Eugenio tenía meses padeciendo las molestias de la tensión
arterial y la retención de líquidos. Todos esperaban que se recuperara, como se
recuperó hace 3 años de un ACV que lo dejó en cama torcido y enflaquecido, y
del que se levantó como buen montañés hecho para la guerra. Pero el 26 de
diciembre, rodeado de familiares y vecinos suyos, lo recostaron en la perezosa
que tenía en el zaguán y allí cerró los ojos plácidamente, sin dolores ni
escándalos. Tenía 88 años y 5 meses. En 1971 había decidido instalarse en la
comunidad La Quinta, en un sector del que fue fundador; apenas había dos
ranchos a su llegada.
Nacido el 27 de julio
de 1927 en El Pagüey, pero trujillano por ascendencia y por cultura, José
Eugenio Becerra Rivas parecía un ser sacado de una película mexicana. Era hijo
de Segundo Becerra y Encarnación Rivas, señores del siglo XIX que le enseñaron
el valor del trabajo y ese código de honor de los viejos de antes: nunca dejó
de cumplir una promesa o saldar una deuda. “El buey por el cacho y el hombre
por la palabra”, era su dicho favorito, pues resumía la ética del ser humano
dispuesto a ganarse el respeto de todos.
Las proezas de este agricultor y obrero, sus hazañas
verídicas, sólo se quedaban chiquitas cuando se ponía a echar los cuentos de
las “otras” hazañas, las que soltaba con esa chispa propia de los antiguos
aventureros para hacer reír a los oyentes. Sabroso era sentarse a escucharle la
historia del día en que se metió en un río a pescar y salió con un pescado en
cada mano, uno en la boca, uno en cada sobaco y seis más que traía sujetados
entre los dedos de los pies.
Pero más allá de estos juegos verbales estaba la verdad de
su inmensa fuerza física. Una vez llegó a la casa cargando un tronco enorme que
rescató del río Santo Domingo. Cuando soltó el gigantesco árbol tenía la
clavícula salida sobresaliendo por encima de la camisa.

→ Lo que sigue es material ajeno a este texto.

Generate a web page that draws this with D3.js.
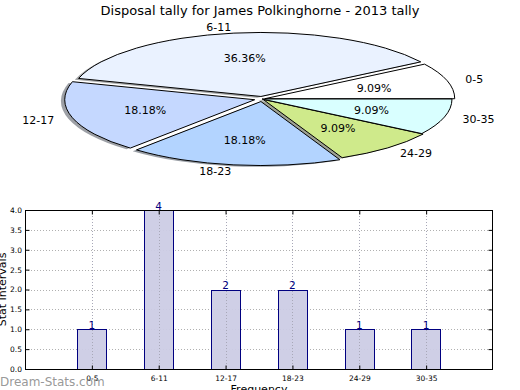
<!DOCTYPE html>
<html lang="en">
<head>
    <meta charset="UTF-8">
    <title>Disposal tally</title>
    <script src="https://d3js.org/d3.v7.min.js"></script>
    <style>
        body { margin: 0; background: #fff; }
        svg { display: block; font-family: "DejaVu Sans", sans-serif; }
        .grid line { stroke: #b0b0b0; stroke-width: 1; stroke-dasharray: 1,2; shape-rendering: crispEdges; }
    </style>
</head>
<body>
<div id="chart"></div>
<script>
    // Data
    var categories = ["0-5", "6-11", "12-17", "18-23", "24-29", "30-35"];
    var tally = [1, 4, 2, 2, 1, 1];
    var sliceColors = ["#ffffff", "#eaf2ff", "#c5d8ff", "#b3d4ff", "#cfea8b", "#d9ffff"];
    var explode = [0.015, 0.04, 0.04, 0.04, 0.01, 0];
    var yTicks = [0, 0.5, 1, 1.5, 2, 2.5, 3, 3.5, 4];

    var W = 520, H = 390;
    var svg = d3.select("#chart").append("svg")
        .attr("width", W)
        .attr("height", H);

    // Title
    svg.append("text")
        .attr("x", 260)
        .attr("y", 15)
        .attr("text-anchor", "middle")
        .style("font-size", "13px")
        .text("Disposal tally for James Polkinghorne - 2013 tally");

    // ---- Pie (squashed ellipse, counter-clockwise from 3 o'clock like matplotlib)
    var cx = 262, cy = 99, rx = 190, ry = 64;
    var k = ry / rx;
    var total = d3.sum(tally);

    var pie = d3.pie().sort(null).value(function (d) { return d; });
    var slices = pie(tally).map(function (d, i) {
        // treat d3 angles as math angles (ccw from +x)
        var mid = (d.startAngle + d.endAngle) / 2;
        return {
            i: i,
            a0: d.startAngle,
            a1: d.endAngle,
            mid: mid,
            dx: explode[i] * rx * Math.cos(mid),
            dy: -explode[i] * rx * Math.sin(mid),
            pct: d.value / total * 100
        };
    });

    var arc = d3.arc()
        .innerRadius(0)
        .outerRadius(rx)
        .startAngle(function (d) { return Math.PI / 2 - d.a1; })
        .endAngle(function (d) { return Math.PI / 2 - d.a0; });

    var pieG = svg.append("g")
        .attr("transform", "translate(" + cx + "," + cy + ") scale(1," + k + ")");

    // shadows first
    pieG.selectAll("path.shadow")
        .data(slices)
        .enter().append("path")
        .attr("class", "shadow")
        .attr("d", arc)
        .attr("transform", function (d) {
            return "translate(" + (d.dx - 0.02 * rx) + "," + (d.dy + 0.02 * rx) + ")";
        })
        .attr("fill", function (d) {
            var c = d3.rgb(sliceColors[d.i]);
            return d3.rgb(c.r * 0.3, c.g * 0.3, c.b * 0.3);
        })
        .attr("fill-opacity", 0.5);

    pieG.selectAll("path.wedge")
        .data(slices)
        .enter().append("path")
        .attr("class", "wedge")
        .attr("d", arc)
        .attr("transform", function (d) { return "translate(" + d.dx + "," + d.dy + ")"; })
        .attr("fill", function (d) { return sliceColors[d.i]; })
        .attr("stroke", "#000")
        .attr("stroke-width", 1)
        .attr("stroke-linejoin", "round")
        .attr("vector-effect", "non-scaling-stroke");

    // labels
    var fs = 11;
    svg.selectAll("text.plabel")
        .data(slices)
        .enter().append("text")
        .attr("class", "plabel")
        .attr("x", function (d) { return cx + d.dx + 1.1 * rx * Math.cos(d.mid); })
        .attr("y", function (d) { return cy + d.dy * k - 1.1 * ry * Math.sin(d.mid) + fs * 0.36; })
        .attr("text-anchor", function (d) { return Math.cos(d.mid) > 0 ? "start" : "end"; })
        .style("font-size", fs + "px")
        .text(function (d) { return categories[d.i]; });

    svg.selectAll("text.pct")
        .data(slices)
        .enter().append("text")
        .attr("class", "pct")
        .attr("x", function (d) { return cx + d.dx + 0.6 * rx * Math.cos(d.mid); })
        .attr("y", function (d) { return cy + d.dy * k - 0.6 * ry * Math.sin(d.mid) + fs * 0.36; })
        .attr("text-anchor", "middle")
        .style("font-size", fs + "px")
        .text(function (d) { return d.pct.toFixed(2) + "%"; });

    // ---- Bar chart
    var pLeft = 25, pRight = 493, pTop = 210, pBottom = 369;
    var x = d3.scaleLinear().domain([0, categories.length + 1]).range([pLeft, pRight]);
    var y = d3.scaleLinear().domain([0, 4]).range([pBottom, pTop]);
    var barW = 0.44;

    var bars = svg.append("g");

    // grid
    var grid = bars.append("g").attr("class", "grid");
    grid.selectAll("line.gy")
        .data(yTicks)
        .enter().append("line")
        .attr("x1", pLeft).attr("x2", pRight)
        .attr("y1", function (d) { return Math.round(y(d)) + 0.5; })
        .attr("y2", function (d) { return Math.round(y(d)) + 0.5; });
    grid.selectAll("line.gx")
        .data(categories)
        .enter().append("line")
        .attr("y1", pTop).attr("y2", pBottom)
        .attr("x1", function (d, i) { return Math.round(x(i + 1)) + 0.5; })
        .attr("x2", function (d, i) { return Math.round(x(i + 1)) + 0.5; });

    bars.selectAll("rect.bar")
        .data(tally)
        .enter().append("rect")
        .attr("class", "bar")
        .attr("x", function (d, i) { return Math.round(x(i + 1 - barW / 2)) + 0.5; })
        .attr("width", Math.round(x(barW) - x(0)))
        .attr("y", function (d) { return Math.round(y(d)) + 0.5; })
        .attr("height", function (d) { return pBottom - Math.round(y(d)); })
        .attr("fill", "#ccccE5")
        .attr("fill-opacity", 0.95)
        .attr("stroke", "#000080")
        .attr("stroke-width", 1);

    // vertical grid again over the bars, as in the original
    bars.selectAll("line.gx2")
        .data(categories)
        .enter().append("line")
        .attr("y1", pTop).attr("y2", pBottom)
        .attr("x1", function (d, i) { return Math.round(x(i + 1)) + 0.5; })
        .attr("x2", function (d, i) { return Math.round(x(i + 1)) + 0.5; })
        .attr("stroke", "#a8a8b8")
        .attr("stroke-dasharray", "1,2");

    bars.selectAll("text.val")
        .data(tally)
        .enter().append("text")
        .attr("class", "val")
        .attr("x", function (d, i) { return x(i + 1); })
        .attr("y", function (d) { return y(d) - 0.5; })
        .attr("text-anchor", "middle")
        .attr("fill", "#000080")
        .style("font-size", "10.5px")
        .text(function (d) { return d; });

    // frame
    bars.append("rect")
        .attr("x", pLeft + 0.5).attr("y", pTop + 0.5)
        .attr("width", pRight - pLeft - 1).attr("height", pBottom - pTop)
        .attr("fill", "none")
        .attr("stroke", "#000")
        .attr("stroke-width", 1);

    // axes (ticks inside, matplotlib classic)
    var yAxisL = d3.axisLeft(y).tickValues(yTicks).tickFormat(d3.format(".1f")).tickSizeInner(-4).tickSizeOuter(0).tickPadding(3.5);
    var gy = svg.append("g").attr("transform", "translate(" + (pLeft + 0.5) + ",0)").call(yAxisL);
    var yAxisR = d3.axisRight(y).tickValues(yTicks).tickFormat("").tickSizeInner(-4).tickSizeOuter(0);
    var gyr = svg.append("g").attr("transform", "translate(" + (pRight - 0.5) + ",0)").call(yAxisR);
    var xScaleTicks = categories.map(function (d, i) { return i + 1; });
    var xAxisB = d3.axisBottom(x).tickValues(xScaleTicks).tickFormat(function (d) { return categories[d - 1]; })
        .tickSizeInner(-4).tickSizeOuter(0).tickPadding(6);
    var gx = svg.append("g").attr("transform", "translate(0," + (pBottom + 0.5) + ")").call(xAxisB);
    var xAxisT = d3.axisTop(x).tickValues(xScaleTicks).tickFormat("").tickSizeInner(-4).tickSizeOuter(0);
    var gxt = svg.append("g").attr("transform", "translate(0," + (pTop + 0.5) + ")").call(xAxisT);

    [gy, gyr, gx, gxt].forEach(function (g) {
        g.select(".domain").remove();
        g.selectAll("text").style("font-size", "7.5px").style("font-family", "DejaVu Sans, sans-serif").attr("fill", "#000");
        g.selectAll("line").attr("stroke", "#000");
    });

    // axis labels
    svg.append("text")
        .attr("transform", "translate(6," + ((pTop + pBottom) / 2) + ") rotate(-90)")
        .attr("text-anchor", "middle")
        .style("font-size", "11px")
        .text("Stat Intervals");

    svg.append("text")
        .attr("x", (pLeft + pRight) / 2)
        .attr("y", 393)
        .attr("text-anchor", "middle")
        .style("font-size", "11px")
        .text("Frequency");

    // watermark
    svg.append("text")
        .attr("x", 0)
        .attr("y", 386)
        .attr("fill", "#8c8c8c")
        .attr("fill-opacity", 0.9)
        .style("font-size", "12px")
        .text("Dream-Stats.com");
</script>
</body>
</html>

Trabajó en las principales obras de ingeniería de Altamira y
zonas cercanas: el complejo hidrológico Planta Páez, represa La Mitisús, malla
de concreto armado de la Peña de la Yuca; obras de electrificación de Calderas,
el muro del cementerio de Altamira. Así que fue uno de los protagonistas
anónimos de esas obras colosales que le dieron la actual forma a este
territorio.
De joven fue parrandero, mujeriego y coplero; a todo lo que
sus interlocutores decían él les respondía con versos en rima. Peleador y poco
dado a los juegos y bromas pesadas, a más de uno lo durmió de un solo
derechazo. Tomaba hueso de salvaje (oso frontino) molido y solía tomarse la
sangre de los animales que mataba en sus jornadas de cacería.
Sentía debilidad por el chimó, y cuando no encontraba su
ración porque se le había extraviado en la casa decía una oración insólita:
“Ánima del más vicioso, con tal que me aparezca le regalo una buena comía de
chimó”. En el año 95 se hizo cristiano evangélico y “Adiós, botellas de
vino...”.
Siempre trabajador y respetuoso de los lazos familiares, sus
7 hijos (Isidro, Domingo, Reyes, Victoria, Jacinto y Gregorio) los tuvo con su
única esposa, María Florinda Ramírez. Esos 7 hijos le sobreviven, junto con 16
nietos y 3 bisnietos.
Reyes y José Gregorio recuerdan con agradecimiento como,
desde que tenían 5 años, los ponía a cargar leña y a sembrar martinico y
caraotas, para que aprendieran desde niños lo que le enseñaron a él: el amor
por el trabajo y por la siembra.
En Piedemonte nos sentimos orgullosos de haber conocido a
este formidable ejemplar de pueblo, patriarca de tiempos románticos y
grandiosos. Eugenio fue uno de nuestros millones de padres y abuelos
esclavizados por el capital, explotados pero íntegros en su dignidad.
Descanse en paz. Vaya nuestro abrazo fraterno a su familia.